I put in a claim from the CICA (Criminal Injuries Compensation Authority), which was quickly rejected on the grounds that the abuse against me was in summer 1961 and the CICA was formed in 1964. So I was not allowed to get any compensation. I sent a letter trying to appeal what is to me a very unjust outcome. I still maintain it was, in my case, very unfortunate that, as an eleven year old, I was unaware of the date of the forming of the CICA.
It was, looking back, rather stupid of me, being raped by a trainee priest prior to the CICA. Given my life again and the fact that I am now aware of this date, I would reject the abuse by this man. Should I have asked him to come back in 3 years time? Very bad timing on my part.

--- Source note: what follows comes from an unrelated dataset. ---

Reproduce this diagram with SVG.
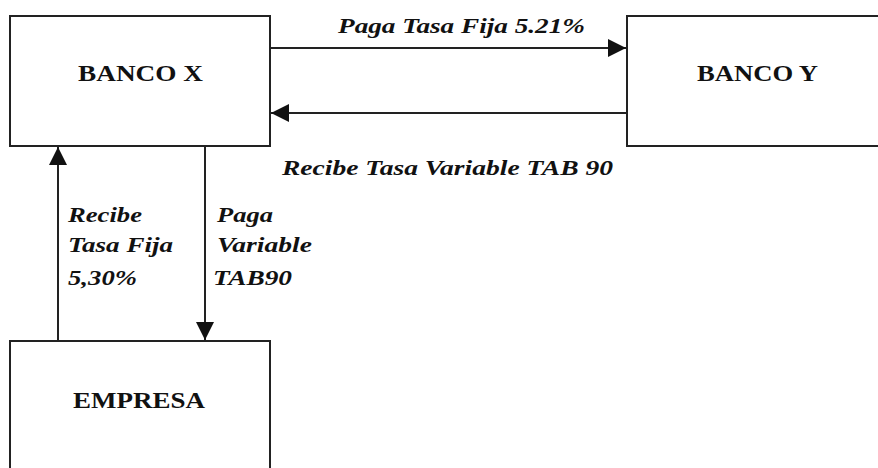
<svg xmlns="http://www.w3.org/2000/svg" width="878" height="468" viewBox="0 0 878 468">
<style>
.box{fill:#fff;stroke:#222;stroke-width:2}
.conn{stroke:#222;stroke-width:2;fill:none}
.node{font-family:"Liberation Serif","Times New Roman",serif;font-weight:bold;font-size:23px;fill:#111}
.lbl{font-family:"Liberation Serif","Times New Roman",serif;font-weight:bold;font-style:italic;font-size:22px;fill:#111}
</style>
<defs>
<marker id="ah" markerWidth="9" markerHeight="9" refX="9" refY="4.5" orient="auto" markerUnits="strokeWidth" viewBox="0 0 9 9">
<path d="M0,0 L9,4.5 L0,9 Z" fill="#111"/>
</marker>
</defs>
<rect width="878" height="468" fill="#fff"/>
<g id="banco-x">
<rect class="box" x="10" y="16" width="260" height="130"/>
<text class="node" x="78" y="81" textLength="125" lengthAdjust="spacingAndGlyphs">BANCO X</text>
</g>
<g id="banco-y">
<rect class="box" x="627" y="16" width="260" height="130"/>
<text class="node" x="697" y="81" textLength="121" lengthAdjust="spacingAndGlyphs">BANCO Y</text>
</g>
<g id="empresa">
<rect class="box" x="10" y="341" width="260" height="140"/>
<text class="node" x="73" y="408" textLength="132" lengthAdjust="spacingAndGlyphs">EMPRESA</text>
</g>
<g id="connectors">
<line class="conn" x1="270" y1="48" x2="626" y2="48" marker-end="url(#ah)"/>
<line class="conn" x1="627" y1="113" x2="271" y2="113" marker-end="url(#ah)"/>
<line class="conn" x1="58" y1="341" x2="58" y2="147" marker-end="url(#ah)"/>
<line class="conn" x1="205" y1="146" x2="205" y2="340" marker-end="url(#ah)"/>
<text class="lbl" x="338" y="33" textLength="247" lengthAdjust="spacingAndGlyphs">Paga Tasa Fija 5.21%</text>
<text class="lbl" x="282" y="175" textLength="331" lengthAdjust="spacingAndGlyphs">Recibe Tasa Variable TAB 90</text>
<text class="lbl" x="68" y="222" textLength="74" lengthAdjust="spacingAndGlyphs">Recibe</text>
<text class="lbl" x="68" y="252" textLength="105" lengthAdjust="spacingAndGlyphs">Tasa Fija</text>
<text class="lbl" x="68" y="285" textLength="69" lengthAdjust="spacingAndGlyphs">5,30%</text>
<text class="lbl" x="217" y="222" textLength="56" lengthAdjust="spacingAndGlyphs">Paga</text>
<text class="lbl" x="217" y="252" textLength="95" lengthAdjust="spacingAndGlyphs">Variable</text>
<text class="lbl" x="213" y="285" textLength="79" lengthAdjust="spacingAndGlyphs">TAB90</text>
</g>
</svg>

They seem to overlook the fact that the abuse I suffered may have started in1961,but has affected me each day, each week, each month and, I suppose, each year since that date. I think it is very good of them to have at least sent me a reply to my original claim. I would however have appreciated being told to F*^# off, rather than picking the date of 1964, to turn me down. After all, their aim to help the innocent who are abused by criminal acts says a lot about me. Incidentally, when the Judge was giving his summing up he told us all that the Police helped GS get £22,500 in CICA compensation. His abuse started in 1958. How was he able to get compensation prior to a conviction? I do not begrudge G one penny of his claim. He deserves it and more. But in any way you look at it, surely CICA should be fair to each case. I submitted a written appeal, which was again rejected owing to the 1964 commencement of the CICA, as my abuse was prior to this date. I am saddened, disgusted and very angry at their lack of compassion to me. I am the only one of the six victims appearing in Court who cannot get compensated for the wrongdoing that I suffered. Shame on them.
I wrote a letter to Paul Kenyon at the BBC and subsequently, we spoke on a few occasions. He promised to help my cause and try to get Midlands Today at Pebble Mill, Birmingham, to make a report, a follow up to the reports after the trial. But nothing ever came of my efforts. He did however, tell me that a man in Scotland had a letter from West Midlands Police, apologising for the Force’s lack of investigation back in 1985. I asked for a copy, but nothing has arrived. At least I tried. I have to say, J is getting very, I don’t quite know how to put it, she wants her old life back.
I can’t put the genie back in the bottle, he won’t go. I didn’t ask for this crap, this history to come back into my life, but it did, I can’t help it. J thinks I’m on a one man crusade. Maybe I am. All I know is that I have a duty to stick up for children today. When I was 12, no one stuck up for me. I am not willing to walk away.